- What to do: Transcribe the material exactly. Images do not belong in the copy.

§

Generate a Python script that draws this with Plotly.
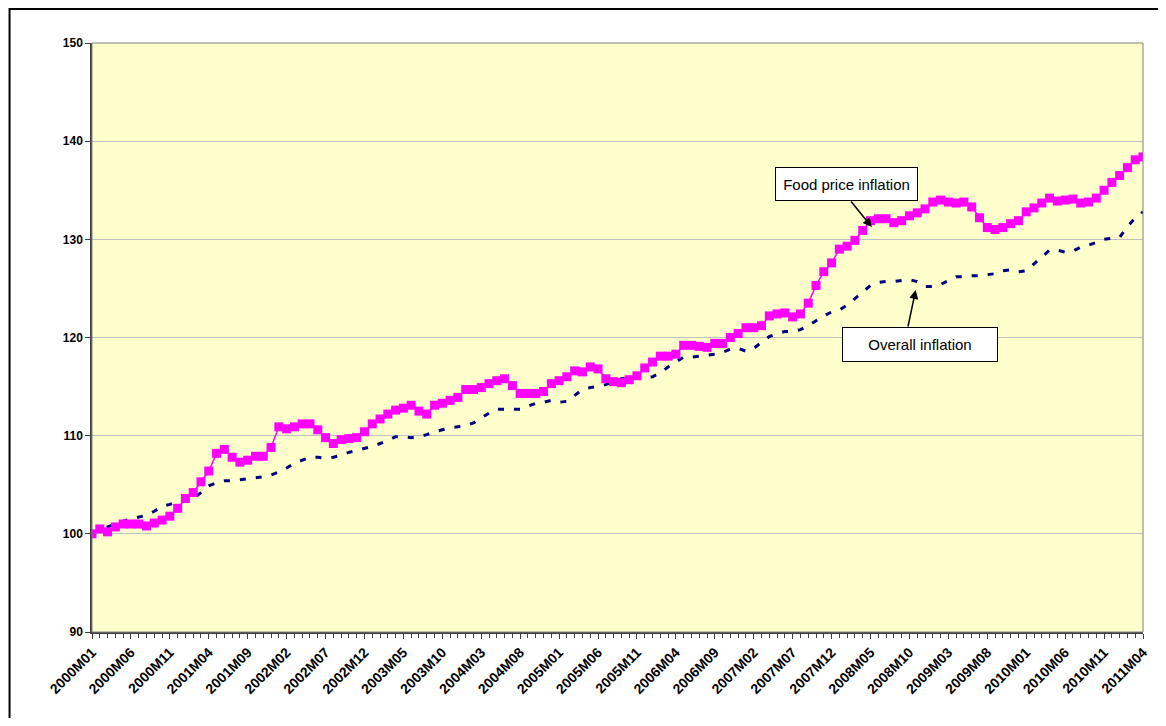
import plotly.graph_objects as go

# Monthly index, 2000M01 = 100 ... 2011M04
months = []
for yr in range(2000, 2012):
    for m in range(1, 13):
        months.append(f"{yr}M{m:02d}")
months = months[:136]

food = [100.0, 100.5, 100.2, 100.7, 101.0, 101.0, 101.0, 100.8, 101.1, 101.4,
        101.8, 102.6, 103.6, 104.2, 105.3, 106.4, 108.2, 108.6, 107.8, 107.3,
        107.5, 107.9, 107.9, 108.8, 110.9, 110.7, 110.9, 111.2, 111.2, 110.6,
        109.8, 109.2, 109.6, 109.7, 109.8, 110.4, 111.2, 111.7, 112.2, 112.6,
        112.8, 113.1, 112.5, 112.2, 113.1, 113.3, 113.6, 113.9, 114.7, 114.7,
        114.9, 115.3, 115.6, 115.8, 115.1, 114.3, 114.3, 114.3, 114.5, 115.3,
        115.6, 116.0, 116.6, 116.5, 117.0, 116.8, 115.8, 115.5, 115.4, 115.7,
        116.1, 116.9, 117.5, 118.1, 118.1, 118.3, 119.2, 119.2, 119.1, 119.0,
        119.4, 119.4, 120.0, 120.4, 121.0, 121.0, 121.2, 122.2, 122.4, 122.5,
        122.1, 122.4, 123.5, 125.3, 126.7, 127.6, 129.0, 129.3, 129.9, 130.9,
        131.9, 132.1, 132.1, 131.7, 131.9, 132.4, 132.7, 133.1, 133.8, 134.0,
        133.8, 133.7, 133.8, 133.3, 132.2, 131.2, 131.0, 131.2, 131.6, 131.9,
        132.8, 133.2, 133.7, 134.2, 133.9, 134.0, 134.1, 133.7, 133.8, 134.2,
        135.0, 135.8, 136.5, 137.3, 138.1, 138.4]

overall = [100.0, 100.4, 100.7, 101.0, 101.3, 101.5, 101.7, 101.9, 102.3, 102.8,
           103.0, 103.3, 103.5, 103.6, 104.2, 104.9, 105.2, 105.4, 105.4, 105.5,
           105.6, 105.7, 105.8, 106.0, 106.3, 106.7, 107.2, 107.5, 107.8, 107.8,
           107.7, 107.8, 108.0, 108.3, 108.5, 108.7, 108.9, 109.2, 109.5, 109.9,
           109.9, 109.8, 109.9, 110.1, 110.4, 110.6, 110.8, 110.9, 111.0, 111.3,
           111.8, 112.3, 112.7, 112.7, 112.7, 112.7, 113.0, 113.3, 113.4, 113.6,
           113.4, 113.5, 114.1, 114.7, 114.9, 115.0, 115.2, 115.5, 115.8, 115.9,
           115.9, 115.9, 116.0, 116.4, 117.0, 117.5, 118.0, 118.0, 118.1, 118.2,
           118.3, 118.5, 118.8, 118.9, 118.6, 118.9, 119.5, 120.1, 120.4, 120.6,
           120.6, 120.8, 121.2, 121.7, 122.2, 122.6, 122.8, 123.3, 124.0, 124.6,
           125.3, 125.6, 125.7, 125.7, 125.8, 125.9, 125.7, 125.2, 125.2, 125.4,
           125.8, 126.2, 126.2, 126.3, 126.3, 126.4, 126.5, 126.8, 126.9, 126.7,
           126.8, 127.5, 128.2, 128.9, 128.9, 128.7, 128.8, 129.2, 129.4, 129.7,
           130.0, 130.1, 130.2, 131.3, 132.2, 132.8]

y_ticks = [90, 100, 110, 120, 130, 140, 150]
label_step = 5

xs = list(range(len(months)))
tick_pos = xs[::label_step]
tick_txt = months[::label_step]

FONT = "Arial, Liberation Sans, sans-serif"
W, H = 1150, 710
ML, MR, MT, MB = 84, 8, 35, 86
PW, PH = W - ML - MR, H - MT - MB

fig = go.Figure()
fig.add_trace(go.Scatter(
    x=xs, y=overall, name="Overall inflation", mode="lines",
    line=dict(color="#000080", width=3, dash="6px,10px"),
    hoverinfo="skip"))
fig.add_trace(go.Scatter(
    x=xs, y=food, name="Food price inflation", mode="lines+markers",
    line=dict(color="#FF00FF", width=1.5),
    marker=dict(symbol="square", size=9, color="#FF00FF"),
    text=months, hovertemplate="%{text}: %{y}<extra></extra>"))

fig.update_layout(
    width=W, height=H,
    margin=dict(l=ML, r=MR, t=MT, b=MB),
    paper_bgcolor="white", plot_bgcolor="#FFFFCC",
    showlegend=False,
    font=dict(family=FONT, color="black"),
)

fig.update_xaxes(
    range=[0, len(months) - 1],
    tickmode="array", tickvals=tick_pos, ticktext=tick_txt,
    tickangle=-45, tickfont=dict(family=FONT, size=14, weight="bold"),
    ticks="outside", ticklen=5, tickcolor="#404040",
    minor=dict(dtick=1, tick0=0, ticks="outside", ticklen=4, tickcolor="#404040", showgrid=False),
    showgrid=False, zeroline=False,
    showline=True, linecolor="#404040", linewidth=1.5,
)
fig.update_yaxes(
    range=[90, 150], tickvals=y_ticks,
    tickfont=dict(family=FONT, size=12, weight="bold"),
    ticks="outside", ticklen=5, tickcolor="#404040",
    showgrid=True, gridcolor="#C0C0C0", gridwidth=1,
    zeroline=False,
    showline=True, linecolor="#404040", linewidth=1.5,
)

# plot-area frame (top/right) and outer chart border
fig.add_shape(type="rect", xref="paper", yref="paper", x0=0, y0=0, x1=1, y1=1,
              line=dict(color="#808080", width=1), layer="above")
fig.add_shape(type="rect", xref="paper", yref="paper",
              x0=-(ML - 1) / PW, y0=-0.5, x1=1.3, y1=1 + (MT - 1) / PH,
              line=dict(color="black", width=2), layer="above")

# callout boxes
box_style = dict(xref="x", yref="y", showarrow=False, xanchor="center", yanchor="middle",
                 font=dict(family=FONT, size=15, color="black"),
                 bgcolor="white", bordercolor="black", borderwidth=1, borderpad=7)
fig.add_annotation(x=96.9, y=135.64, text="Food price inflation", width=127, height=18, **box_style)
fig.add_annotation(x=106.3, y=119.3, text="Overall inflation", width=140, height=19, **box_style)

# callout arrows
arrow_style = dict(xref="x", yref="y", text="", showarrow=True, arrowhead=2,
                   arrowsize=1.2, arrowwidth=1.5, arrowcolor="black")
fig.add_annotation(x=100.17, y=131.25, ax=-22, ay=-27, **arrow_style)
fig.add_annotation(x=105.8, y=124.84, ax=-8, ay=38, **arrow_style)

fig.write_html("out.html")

§

- The completed task:
Generate a Python script that draws this with Plotly.
import plotly.graph_objects as go

# Monthly index, 2000M01 = 100 ... 2011M04
months = []
for yr in range(2000, 2012):
    for m in range(1, 13):
        months.append(f"{yr}M{m:02d}")
months = months[:136]

food = [100.0, 100.5, 100.2, 100.7, 101.0, 101.0, 101.0, 100.8, 101.1, 101.4,
        101.8, 102.6, 103.6, 104.2, 105.3, 106.4, 108.2, 108.6, 107.8, 107.3,
        107.5, 107.9, 107.9, 108.8, 110.9, 110.7, 110.9, 111.2, 111.2, 110.6,
        109.8, 109.2, 109.6, 109.7, 109.8, 110.4, 111.2, 111.7, 112.2, 112.6,
        112.8, 113.1, 112.5, 112.2, 113.1, 113.3, 113.6, 113.9, 114.7, 114.7,
        114.9, 115.3, 115.6, 115.8, 115.1, 114.3, 114.3, 114.3, 114.5, 115.3,
        115.6, 116.0, 116.6, 116.5, 117.0, 116.8, 115.8, 115.5, 115.4, 115.7,
        116.1, 116.9, 117.5, 118.1, 118.1, 118.3, 119.2, 119.2, 119.1, 119.0,
        119.4, 119.4, 120.0, 120.4, 121.0, 121.0, 121.2, 122.2, 122.4, 122.5,
        122.1, 122.4, 123.5, 125.3, 126.7, 127.6, 129.0, 129.3, 129.9, 130.9,
        131.9, 132.1, 132.1, 131.7, 131.9, 132.4, 132.7, 133.1, 133.8, 134.0,
        133.8, 133.7, 133.8, 133.3, 132.2, 131.2, 131.0, 131.2, 131.6, 131.9,
        132.8, 133.2, 133.7, 134.2, 133.9, 134.0, 134.1, 133.7, 133.8, 134.2,
        135.0, 135.8, 136.5, 137.3, 138.1, 138.4]

overall = [100.0, 100.4, 100.7, 101.0, 101.3, 101.5, 101.7, 101.9, 102.3, 102.8,
           103.0, 103.3, 103.5, 103.6, 104.2, 104.9, 105.2, 105.4, 105.4, 105.5,
           105.6, 105.7, 105.8, 106.0, 106.3, 106.7, 107.2, 107.5, 107.8, 107.8,
           107.7, 107.8, 108.0, 108.3, 108.5, 108.7, 108.9, 109.2, 109.5, 109.9,
           109.9, 109.8, 109.9, 110.1, 110.4, 110.6, 110.8, 110.9, 111.0, 111.3,
           111.8, 112.3, 112.7, 112.7, 112.7, 112.7, 113.0, 113.3, 113.4, 113.6,
           113.4, 113.5, 114.1, 114.7, 114.9, 115.0, 115.2, 115.5, 115.8, 115.9,
           115.9, 115.9, 116.0, 116.4, 117.0, 117.5, 118.0, 118.0, 118.1, 118.2,
           118.3, 118.5, 118.8, 118.9, 118.6, 118.9, 119.5, 120.1, 120.4, 120.6,
           120.6, 120.8, 121.2, 121.7, 122.2, 122.6, 122.8, 123.3, 124.0, 124.6,
           125.3, 125.6, 125.7, 125.7, 125.8, 125.9, 125.7, 125.2, 125.2, 125.4,
           125.8, 126.2, 126.2, 126.3, 126.3, 126.4, 126.5, 126.8, 126.9, 126.7,
           126.8, 127.5, 128.2, 128.9, 128.9, 128.7, 128.8, 129.2, 129.4, 129.7,
           130.0, 130.1, 130.2, 131.3, 132.2, 132.8]

y_ticks = [90, 100, 110, 120, 130, 140, 150]
label_step = 5

xs = list(range(len(months)))
tick_pos = xs[::label_step]
tick_txt = months[::label_step]

FONT = "Arial, Liberation Sans, sans-serif"
W, H = 1150, 710
ML, MR, MT, MB = 84, 8, 35, 86
PW, PH = W - ML - MR, H - MT - MB

fig = go.Figure()
fig.add_trace(go.Scatter(
    x=xs, y=overall, name="Overall inflation", mode="lines",
    line=dict(color="#000080", width=3, dash="6px,10px"),
    hoverinfo="skip"))
fig.add_trace(go.Scatter(
    x=xs, y=food, name="Food price inflation", mode="lines+markers",
    line=dict(color="#FF00FF", width=1.5),
    marker=dict(symbol="square", size=9, color="#FF00FF"),
    text=months, hovertemplate="%{text}: %{y}<extra></extra>"))

fig.update_layout(
    width=W, height=H,
    margin=dict(l=ML, r=MR, t=MT, b=MB),
    paper_bgcolor="white", plot_bgcolor="#FFFFCC",
    showlegend=False,
    font=dict(family=FONT, color="black"),
)

fig.update_xaxes(
    range=[0, len(months) - 1],
    tickmode="array", tickvals=tick_pos, ticktext=tick_txt,
    tickangle=-45, tickfont=dict(family=FONT, size=14, weight="bold"),
    ticks="outside", ticklen=5, tickcolor="#404040",
    minor=dict(dtick=1, tick0=0, ticks="outside", ticklen=4, tickcolor="#404040", showgrid=False),
    showgrid=False, zeroline=False,
    showline=True, linecolor="#404040", linewidth=1.5,
)
fig.update_yaxes(
    range=[90, 150], tickvals=y_ticks,
    tickfont=dict(family=FONT, size=12, weight="bold"),
    ticks="outside", ticklen=5, tickcolor="#404040",
    showgrid=True, gridcolor="#C0C0C0", gridwidth=1,
    zeroline=False,
    showline=True, linecolor="#404040", linewidth=1.5,
)

# plot-area frame (top/right) and outer chart border
fig.add_shape(type="rect", xref="paper", yref="paper", x0=0, y0=0, x1=1, y1=1,
              line=dict(color="#808080", width=1), layer="above")
fig.add_shape(type="rect", xref="paper", yref="paper",
              x0=-(ML - 1) / PW, y0=-0.5, x1=1.3, y1=1 + (MT - 1) / PH,
              line=dict(color="black", width=2), layer="above")

# callout boxes
box_style = dict(xref="x", yref="y", showarrow=False, xanchor="center", yanchor="middle",
                 font=dict(family=FONT, size=15, color="black"),
                 bgcolor="white", bordercolor="black", borderwidth=1, borderpad=7)
fig.add_annotation(x=96.9, y=135.64, text="Food price inflation", width=127, height=18, **box_style)
fig.add_annotation(x=106.3, y=119.3, text="Overall inflation", width=140, height=19, **box_style)

# callout arrows
arrow_style = dict(xref="x", yref="y", text="", showarrow=True, arrowhead=2,
                   arrowsize=1.2, arrowwidth=1.5, arrowcolor="black")
fig.add_annotation(x=100.17, y=131.25, ax=-22, ay=-27, **arrow_style)
fig.add_annotation(x=105.8, y=124.84, ax=-8, ay=38, **arrow_style)

fig.write_html("out.html")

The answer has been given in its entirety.